Douglas’s probation was improperly revoked based on his refusal to answer his probation agent’s inquiry about Douglas’s suspected involvement in various criminal activities while on probation because he was not sufficiently informed, prior to his refusal, that he had both use and derivative use immunity related to any information he would have provided the agent.
After Douglas was arrested on suspicion of committing various crimes, his probation agent asked him to provide a statement about the crimes. The agent read Douglas this language from the standard DOC form:
I have been advised that I must account in a truthful and accurate manner for my whereabouts and activities, and that failure to do so is a violation for which I could be revoked. I have also been advised that none of this information can be used against me in criminal proceedings. (Emphasis added.) (¶3).
The agent also told Douglas this meant “nothing he told her could be used against him in criminal court.” (¶¶4, 14). Douglas refused to answer the agent’s questions, and revocation proceedings were begun on multiple grounds, including his refusal to give his agent a statement. The ALJ rejected all the grounds except his failure to give a statement. (¶¶2-6). The court of appeals holds that revocation on that ground was invalid because the explanation of immunity was insufficient: It advised Douglas only about use immunity and failed to advise him about derivative use immunity.
Under the Fifth Amendment privilege against self-incrimination, a probationer cannot be required to answer questions unless he or she is offered immunity. (¶8). In State v. Evans, 77 Wis. 2d 225, 252 N.W.2d 664 (1977), which involved a situation similar to this case, the supreme court described the immunity afforded a probationer as both use and derivative use immunity, saying that “statements or the fruits of statements made by a probationer to his [or her] probation agent or in a probation revocation hearing in response to questions which, as here, are the result of pending charges or accusations of particular criminal activity, may not be used to incriminate the probationer in a subsequent criminal proceeding.” Id. at 227-28 (emphasis added; footnote omitted). The probationer in Evans hadn’t been advised about immunity at all, so it was improper to revoke him for invoking his privilege against self-incrimination. Id. at 228-30, 236.
The problem in this case is that the language on the DOC form and the agent’s additional comments about what the form meant only informed Douglas that he was afforded use immunity and did not inform him he was also afforded derivative use immunity:
¶15 …[T]here is a significant difference between having only use immunity and having both use and derivative use immunity … and we do not see how the language the agent read to Douglas and/or her additional commentary provided Douglas with “sufficient explanation” that he was afforded not only use immunity but also derivative use immunity. In the context in which they are used, the words “this information” on the DOC form would be understood by a reasonable probationer as referring to the particular information the probationer would be directly providing the agent, either in writing on the DOC form or verbally at the time of the interview. The full sentence “I have also been advised that none of this information can be used against me in criminal proceedings” would tell a probationer that none of the particular information he/she was providing the agent at that time could be used against the probationer in criminal court, but it would not clearly inform a probationer that other information derived from the information directly provided by the probationer also could not be used against him/her in criminal court. And the agent’s further explanation to Douglas that information he provided her could not be used in criminal court would only have further indicated to a probationer such as Douglas that he was protected against the use in criminal court of the particular information he would then provide, but would not have indicated that he was also protected from the use of that information for follow-up investigation, such as by law enforcement, to seek out other evidence which could be used against Douglas in court….

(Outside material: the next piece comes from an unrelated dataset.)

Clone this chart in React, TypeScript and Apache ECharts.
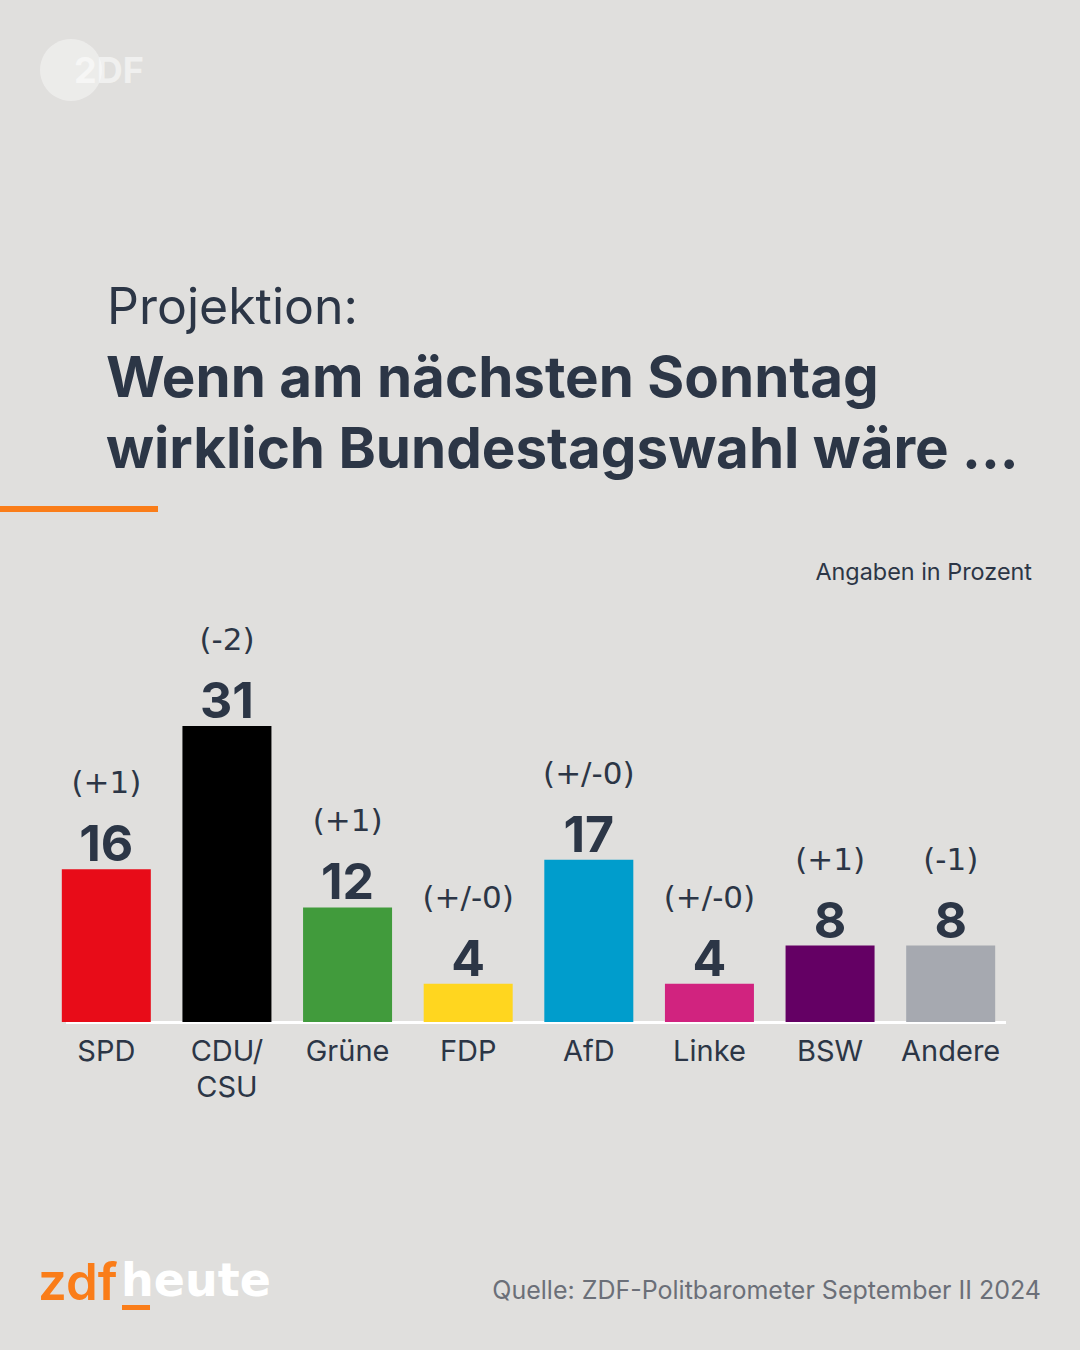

The court agrees with Douglas that the DOC form would sufficiently explain the type of immunity provided to the probationer if it said “I have also been advised that none of this information, or any evidence derived therefrom, can be used against me in criminal proceedings.” (¶16 n.4). Perhaps DOC will change the language on its statement form in response to this decision.
If the form doesn’t get changed, or if you’re handling a case with the language used in this case, an agent could inform a probationer about derivative-use immunity in some other communication, oral or written, and upon proof the agent provided that information refusal to answer the agent’s questions would be a valid ground for revocation. In terms of what information the agent must provide, the court says it is not requiring an agent to explain the details of derivative use immunity to a probationer before questioning, for the issue in this case is whether the agent explained derivative use immunity to Douglas at all. (¶13). The court does say, however, that “we do not suggest that the agent would need to explain to a probationer details such as the rule that with derivative use immunity the burden in any subsequent prosecution would be upon the government to affirmatively demonstrate that evidence it proposes to use ‘is derived from a legitimate source wholly independent of the compelled testimony.’ See Kastigar v. United States, 406 U.S. 441, 460 (1972).” (¶13 n.2).